Kepala BSSN: Kami Butuh Perguruan Tinggi untuk SDM Siber
Cyberthreat.id - Kepala Badan Siber dan Sandi Negara (BSSN), Letjen TNI (Purn) Hinsa Siburian menyebutkan peran Perguruan Tinggi dan institusi pendidikan sangat krusial dalam pembangunan kualitas dan kuantitas sumber daya siber.
"Secara umum ada tiga peran perguruan tinggi," kata Hinsa Siburian saat memberikan kuliah umum “Peran Perguruan Tinggi dalam Cyber Security di Era Revolusi Industri 4.0” di Universitas Syiah Kuala (Unsyiah), Banda Aceh, Senin (7 Oktober 2019).
Peran pertama adalah perguruan tinggi sebagai pusat penguatan sumber daya manusia khususnya di bidang keamanan siber. Peran kedua sebagai sarana penguatan penelitian dan pengembangan ilmu pengetahuan dan teknologi di bidang keamanan siber.
Peran ketiga adalah memberikan sumbangsih kepada masyarakat melalui literasi dan edukasi digital untuk memberikan pemahaman kepada masyarakat akan pentingnya keamanan siber.
"Khususnya cybersecurity awareness dan situatuational awareness," ujar Hinsa.
Dalam kesempatan itu Hinsa
mengingatkan, dibalik segala kemudahan yang ada, kemajuan teknologi menyimpan risiko dan ancaman. Teknologi, kata dia, digunakan berbagai negara untuk memenangkan persaingan global.
"Di titik itulah perang sebagai bentuk puncak persaingan antar negara turut berevolusi," ujarnya.
Peperangan kini tidak hanya terkait dengan kontak fisik dengan senjata konvensional.

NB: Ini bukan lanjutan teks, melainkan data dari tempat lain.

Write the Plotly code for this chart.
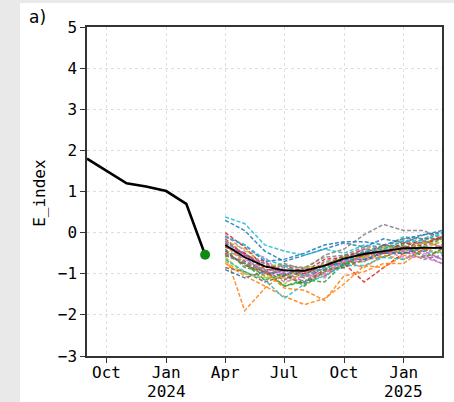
import plotly.graph_objects as go

# ---------------- data ----------------
obs_dates = ["2023-09-01", "2023-10-01", "2023-11-01", "2023-12-01",
             "2024-01-01", "2024-02-01", "2024-03-01"]
obs_values = [1.80, 1.50, 1.20, 1.12, 1.01, 0.70, -0.54]

fc_dates = ["2024-04-01", "2024-05-01", "2024-06-01", "2024-07-01",
            "2024-08-01", "2024-09-01", "2024-10-01", "2024-11-01",
            "2024-12-01", "2025-01-01", "2025-02-01", "2025-03-01"]

fc_mean = [-0.30, -0.60, -0.82, -0.92, -0.93, -0.80, -0.63, -0.52, -0.45, -0.38, -0.37, -0.37]

member_01 = [0.30, 0.05, -0.45, -0.70, -0.55, -0.40, -0.25, -0.35, -0.15, -0.25, -0.05, 0.05]
member_02 = [-0.50, -1.90, -1.35, -1.00, -1.25, -0.95, -0.70, -0.85, -0.55, -0.65, -0.40, -0.50]
member_03 = [-0.40, -0.85, -0.95, -1.30, -1.20, -0.90, -0.85, -0.50, -0.45, -0.25, -0.35, -0.15]
member_04 = [-0.15, -0.55, -0.70, -1.05, -0.85, -1.05, -0.75, -1.20, -0.85, -0.50, -0.45, -0.30]
member_05 = [-0.35, -0.50, -1.00, -0.95, -1.20, -0.80, -0.75, -0.45, -0.60, -0.40, -0.55, -0.75]
member_06 = [-0.50, -0.75, -1.05, -0.90, -1.10, -0.85, -0.60, -0.60, -0.30, -0.40, -0.20, -0.35]
member_07 = [-0.05, -0.45, -0.60, -1.10, -1.05, -1.10, -0.70, -0.65, -0.45, -0.50, -0.50, -0.65]
member_08 = [-0.25, -0.50, -0.85, -0.75, -0.90, -0.55, -0.40, -0.05, 0.20, 0.05, 0.05, -0.15]
member_09 = [-0.60, -1.00, -1.05, -1.25, -0.95, -0.90, -0.60, -0.65, -0.40, -0.45, -0.25, -0.10]
member_10 = [0.38, 0.22, -0.30, -0.45, -0.55, -0.40, -0.50, -0.30, -0.35, -0.10, -0.15, -0.05]
member_11 = [-0.10, -0.30, -0.70, -0.65, -0.50, -0.30, -0.22, -0.22, -0.30, -0.15, -0.05, 0.00]
member_12 = [-0.75, -1.05, -1.30, -1.55, -1.75, -1.60, -1.25, -0.80, -0.85, -0.55, -0.60, -0.45]
member_13 = [-0.25, -0.70, -0.90, -1.30, -1.15, -1.20, -0.75, -0.70, -0.45, -0.50, -0.35, -0.40]
member_14 = [0.00, -0.35, -0.85, -0.80, -0.95, -0.65, -0.60, -0.40, -0.50, -0.25, -0.25, -0.10]
member_15 = [-0.55, -0.70, -0.95, -0.85, -1.00, -0.75, -0.70, -0.45, -0.50, -0.45, -0.65, -0.55]
member_16 = [-0.85, -0.95, -1.20, -1.05, -1.25, -0.90, -0.85, -0.65, -0.60, -0.40, -0.40, -0.35]
member_17 = [-0.20, -0.60, -0.75, -1.05, -0.95, -1.00, -0.70, -0.70, -0.50, -0.45, -0.25, -0.35]
member_18 = [-0.45, -0.60, -1.00, -0.90, -1.05, -0.70, -0.65, -0.40, -0.40, -0.20, -0.25, -0.15]
member_19 = [-0.20, -0.40, -0.80, -0.80, -1.05, -0.75, -0.75, -0.55, -0.60, -0.40, -0.40, -0.20]
member_20 = [-0.65, -0.95, -1.15, -1.60, -1.25, -1.05, -0.80, -0.80, -0.60, -0.65, -0.45, -0.50]
member_21 = [-0.90, -1.10, -0.95, -1.05, -0.90, -0.90, -0.65, -0.65, -0.50, -0.50, -0.35, -0.40]
member_22 = [-0.30, -0.75, -0.95, -1.35, -1.40, -1.65, -1.05, -0.95, -0.75, -0.75, -0.40, -0.35]
member_23 = [-0.55, -0.75, -1.15, -1.00, -1.30, -0.95, -0.80, -0.50, -0.50, -0.30, -0.60, -0.40]
member_24 = [-0.35, -0.50, -0.90, -0.90, -1.00, -0.80, -0.75, -0.55, -0.50, -0.35, -0.30, -0.10]
member_25 = [-0.20, -0.55, -0.75, -1.00, -0.90, -0.90, -0.60, -0.55, -0.35, -0.40, -0.45, -0.65]
member_26 = [-0.45, -0.80, -0.95, -1.15, -0.90, -0.80, -0.55, -0.50, -0.30, -0.35, -0.15, -0.15]
member_27 = [-0.30, -0.65, -0.90, -1.20, -1.05, -1.00, -0.70, -0.60, -0.45, -0.60, -0.60, -0.75]
member_28 = [-0.55, -0.75, -0.95, -0.80, -0.85, -0.60, -0.55, -0.35, -0.35, -0.15, -0.15, 0.05]
member_29 = [-0.70, -1.00, -1.10, -1.10, -0.85, -0.80, -0.60, -0.60, -0.35, -0.40, -0.25, -0.25]
member_30 = [-0.10, -0.30, -0.65, -0.80, -1.05, -0.85, -0.75, -0.45, -0.40, -0.20, -0.20, 0.00]

members = [member_01, member_02, member_03, member_04, member_05, member_06,
           member_07, member_08, member_09, member_10, member_11, member_12,
           member_13, member_14, member_15, member_16, member_17, member_18,
           member_19, member_20, member_21, member_22, member_23, member_24,
           member_25, member_26, member_27, member_28, member_29, member_30]

threshold_high = 3.0
threshold_mid = 1.5
zero_level = 0.0

x_tick_vals = ["2023-10-01", "2024-01-01", "2024-04-01", "2024-07-01",
               "2024-10-01", "2025-01-01"]
x_tick_text = ["Oct", "Jan", "Apr", "Jul", "Oct", "Jan"]
year_labels = ["2024", "2025"]
year_label_dates = ["2024-01-01", "2025-01-01"]
y_tick_vals = [-3, -2, -1, 0, 1, 2, 3, 4, 5]
y_tick_text = ["\u22123", "\u22122", "\u22121", "0", "1", "2", "3", "4", "5"]
x_limits = ["2023-09-01", "2025-03-01"]
y_limits = [-3, 5]

palette = ["#1f77b4", "#ff7f0e", "#2ca02c", "#d62728", "#9467bd",
           "#8c564b", "#e377c2", "#7f7f7f", "#bcbd22", "#17becf"]

MONO = "DejaVu Sans Mono"
PAGE_GRAY = "#e9e9e9"

fig = go.Figure()

for i, vals in enumerate(members):
    fig.add_trace(go.Scatter(
        x=fc_dates, y=vals, mode="lines",
        line=dict(color=palette[i % len(palette)], width=1.5, dash="4px,2px"),
        opacity=0.85, showlegend=False, hoverinfo="skip"))

fig.add_trace(go.Scatter(x=fc_dates, y=fc_mean, mode="lines",
                         line=dict(color="black", width=1.8), showlegend=False))

fig.add_trace(go.Scatter(x=obs_dates, y=obs_values, mode="lines",
                         line=dict(color="black", width=2.6), showlegend=False))

fig.add_trace(go.Scatter(x=[obs_dates[-1]], y=[obs_values[-1]], mode="markers",
                         marker=dict(color="#118a11", size=10), showlegend=False))

# horizontal reference lines
fig.add_shape(type="line", xref="paper", yref="y", x0=0, x1=1,
              y0=threshold_high, y1=threshold_high, layer="between",
              line=dict(color="#ee7b76", width=2, dash="8px,4px"))
fig.add_shape(type="line", xref="paper", yref="y", x0=0, x1=1,
              y0=threshold_mid, y1=threshold_mid, layer="between",
              line=dict(color="#ee7b76", width=2, dash="2px,3px"))
fig.add_shape(type="line", xref="paper", yref="y", x0=0, x1=1,
              y0=zero_level, y1=zero_level, layer="between",
              line=dict(color="#8a8a8a", width=1.5))

# white figure panel over gray page
fig.add_shape(type="rect", xref="paper", yref="paper",
              x0=-0.1887, x1=1.2, y0=-0.3, y1=1.0729, layer="below",
              line=dict(width=0), fillcolor="white")

fig.add_annotation(text="a)", xref="paper", yref="paper", x=-0.168, y=1.066,
                   xanchor="left", yanchor="top", showarrow=False,
                   font=dict(family="DejaVu Sans", size=17, color="black"))

fig.add_annotation(text="E_index", xref="paper", yref="paper", x=-0.136, y=0.495,
                   xanchor="center", yanchor="middle", textangle=-90, showarrow=False,
                   font=dict(family=MONO, size=16, color="black"))

for lab, d in zip(year_labels, year_label_dates):
    fig.add_annotation(text=lab, xref="x", yref="paper", x=d, y=-0.109,
                       xanchor="center", yanchor="middle", showarrow=False,
                       font=dict(family=MONO, size=16, color="black"))

fig.update_layout(
    width=454, height=402,
    margin=dict(l=87, r=12, t=27, b=46, autoexpand=False),
    paper_bgcolor=PAGE_GRAY,
    plot_bgcolor="white",
    showlegend=False,
    font=dict(family=MONO, size=16, color="black"),
)

fig.update_xaxes(
    type="date", range=x_limits, automargin=False,
    tickvals=x_tick_vals, ticktext=x_tick_text,
    showgrid=True, gridcolor="#dedede", gridwidth=1, griddash="3px,3px",
    showline=True, linecolor="#333333", linewidth=1.5, mirror=True,
    ticks="outside", ticklen=5, tickcolor="#333333", tickwidth=1.2,
    ticklabelstandoff=-4,
    zeroline=False, tickfont=dict(family=MONO, size=16),
)
fig.update_yaxes(
    range=y_limits, automargin=False, tickvals=y_tick_vals, ticktext=y_tick_text,
    showgrid=True, gridcolor="#dedede", gridwidth=1, griddash="3px,3px",
    showline=True, linecolor="#333333", linewidth=1.5, mirror=True,
    ticks="outside", ticklen=5, tickcolor="#333333", tickwidth=1.2,
    zeroline=False, tickfont=dict(family=MONO, size=16),
)

post_js = ("document.body.style.margin='0';"
           "document.body.style.padding='0';"
           "document.body.style.overflow='hidden';"
           "document.body.style.backgroundColor='" + PAGE_GRAY + "';")

fig.write_html("out.html", post_script=post_js, config={"displayModeBar": False})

Peperangan kini telah berkembang menjadi perang siber atau perang informasi yang berbasis pada pengunaan teknologi informasi dan komunikasi.
Serangan siber tidak hanya menyasar infrastruktur kritikal seperti sistem transportasi, sistem keuangan, sistem air dan listrik, sistem ekonomi dan sebagainya. Namun juga menyasar objek yang lebih krusial yakni manusia itu sendiri dengan akibat yang lebih fatal.
Tidak seperti perang konvensional yang menghancurkan infrastruktur fisik, maka perang siber termasuk memiliki daya tembus dan daya rusak yang lebih merusak karena menyasar pola pikir (otak) sehingga motivasi dan perilakunya berubah.
"Sila Ketiga kita “Persatuan Indonesia”
dirong-rong dan dibombardir dengan peluru siber dalam bentuk informasi hoaks, konten provokatif serta opini penyesatan yang dirancang memicu radikalisasi dan konflik sosial yang berujung pada kerusuhan serta disintegrasi bangsa," kata Hinsa mengingatkan.
Berkaca pada berbagai kasus seperti kerusuhan, terorisme dan gerakan
separatisme seperti yang baru saja terjadi di Wamena misalnya. Hinsa mengatakan serangan siber yang menyasar aspek non fisik tersebut sudah tidak bisa lagi dipandang sebelah mata, karena berujung pada kerugian harta benda, gelombang pengungsi dan jatuhnya puluhan korban jiwa seperti halnya pada perang konvensional.
"Padahal peluru yang ditembakkan hanya berupa informasi penyesatan atau hoaks yang diikuti dengan konten provokasi terkait isu rasialisme yang sebenarnya tidak pernah benar-benar ada."